I recently came across the book, “Domain-Specific Languages: Effective Modeling, Automation, and Reuse” by Andrzej Wąsowski and Thorsten Berger[1], and this provides a very useful overview of current standard practice. The chapter on code generation is of particular interest, as this is an area where I’ve struggled to find much in the literature. (The code generation chapter has 13 references, the second lowest of any chapter in the book. The average references per chapter is just over 43.)
The chapter starts off with the claim that writing an interpreter is “often the cheapest and the easiest way of implementing dynamic semantics.” I’m assuming that by “dynamic semantics” the authors are meaning something such as a macro language that can change the behaviour of a program, rather than the philosophical meaning, which relates to how natural languages meaning can vary with context. Given that assumption of meaning, an interpreter seems the obvious solution, but they also list reasons for avoiding interpreters such as speed and memory use. This is the first example of a recurring minor irritation in the chapter: a tendency to conflate specific use-cases and general principles. It becomes clear later that the authors view is the more general interpretation, that writing an interpreter for a DSL is often easier than writing a code generator. From my own experience, I can’t find any reason to disagree with them, but at the same time I feel this is a result of immature tools for code generation, rather than it genuinely being a harder problem.
Code generation is described as a “model to text” (M2T) transformation, and the chapter describes three approaches to this: using the visitor pattern to programmatically generate code based on the structure of the input; using a template based on the intended output; and a hybrid approach, mixing the other two. Examples of these are included, and rather than describing these I’ll pick out a few points that struck me as interesting. Although the description of the process as a model to text transformation is accurate, I feel that it also gives an impression of relative simplicity, like generating skeleton code from UML, rather than the full potential of transforming the abstract syntax tree generated from a specialised language into a general purpose language.
The chapter suggests that the first stage of developing a code generator should always be to write a “reference output implementation”. This aligns with my practice, though up until now I have been referring to these as “exemplars”.
The first example uses the visitor pattern and recursion. The example seems to have a lot of code, for very little output, however in a larger project, a lot of the code would be reused, so the growth of the generator would be very much slower than the growth of the output. The structure of the generator is also close to the structure of an interpreter. The authors note that memory management can be a challenge with this approach to code generation, as it involves creating and concatenating large numbers of strings. Languages such as Java that create a new object every time two strings are joined can consume memory faster than their garbage collectors free it. The solution suggested is to use a simple string tree class.
One thing that the authors suggest is using a pretty print library as part of the code generator. This makes a lot of sense, provided the pretty printer is sophisticated enough to be using representations of blocks, however that is very likely to be fairly language specific as well, so maybe not so good for a general-purpose code generator library.
The first template example uses Scala as an implementation language, which is a particularly good language for this purpose.
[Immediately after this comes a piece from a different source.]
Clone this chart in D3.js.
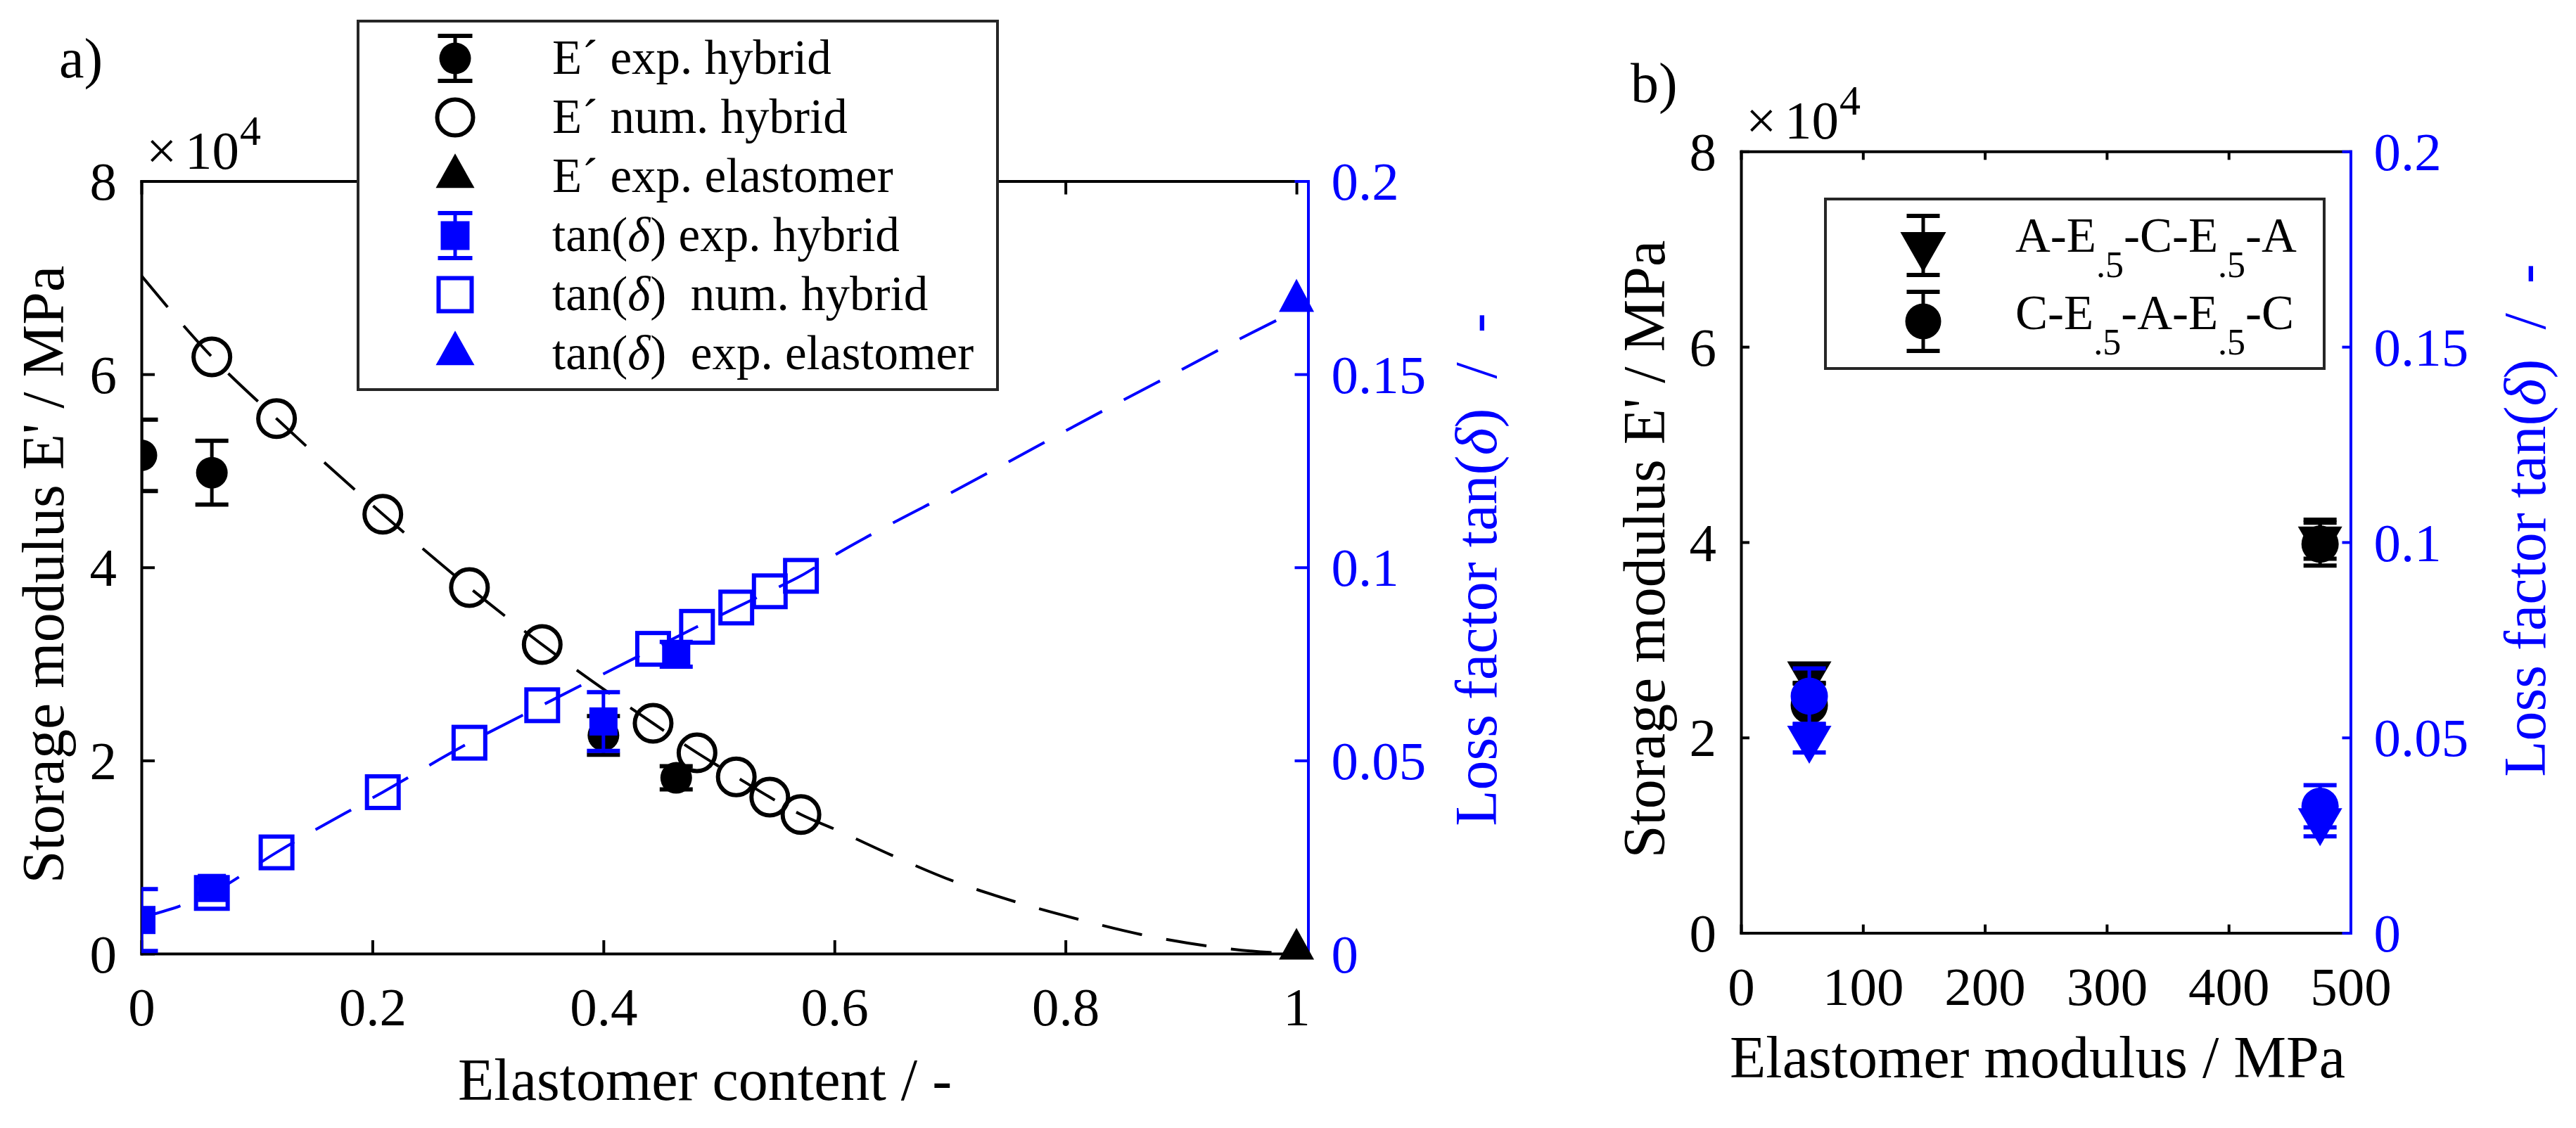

Scala includes interpolated strings, that can have function calls as well as variables embedded in them. It also has a multiline string syntax that makes it rare to need escape characters, and a stripMargin
method that allows a character to mark the real start of indented lines. This is a huge aid to readability.
The sample above shows some of these features of Scala. This is a function exampleGen
that takes an object of type AnObject
as a parameter and returns a string. There is no explicit return statement – the last expression, in this case the string, is taken as the return value. The string is declared with three quotes to indicate that it is a multiline string, and these are precesed with an s to indicate that it is interpolated. The $ character is used to indicate interpolated variables, with { } optionally around them for readability, however the ${ ... }
syntax also allows expressions to be included.
Scala is not a language I’ve ever looked at before, however I think I should have a closer look to see if there are other concepts that could be useful for a template language.
An other template example uses the specialist Xtend/Xpand template language which extends Java. It looks conceptually similar to my older templates, other than being embedded in a conventional language, which I feel makes it less readable.
Following the examples there are some guidelines for implementing DSL code generators. Most of these are very sensible, although a few go back to the pattern of confusing the specific and the general. One thing they recommend (Guideline 9.4) is doing a binding time analysis. This is something I realise I have always done, but never really thought about as being a formal named stage of the process.
The final section of the chapter is on quality assurance and testing. The authors note that this is quite a challenging area, and although it is only a fairly short section, I think a proper discussion of this deserves a separate blog post.
[1] A. Wąsowski and T. Berger, Domain-Specific Languages: Effective Modeling, Automation, and Reuse, 1st ed. 2023. Cham: Springer International Publishing, 2023. doi: 10.1007/978-3-031-23669-3.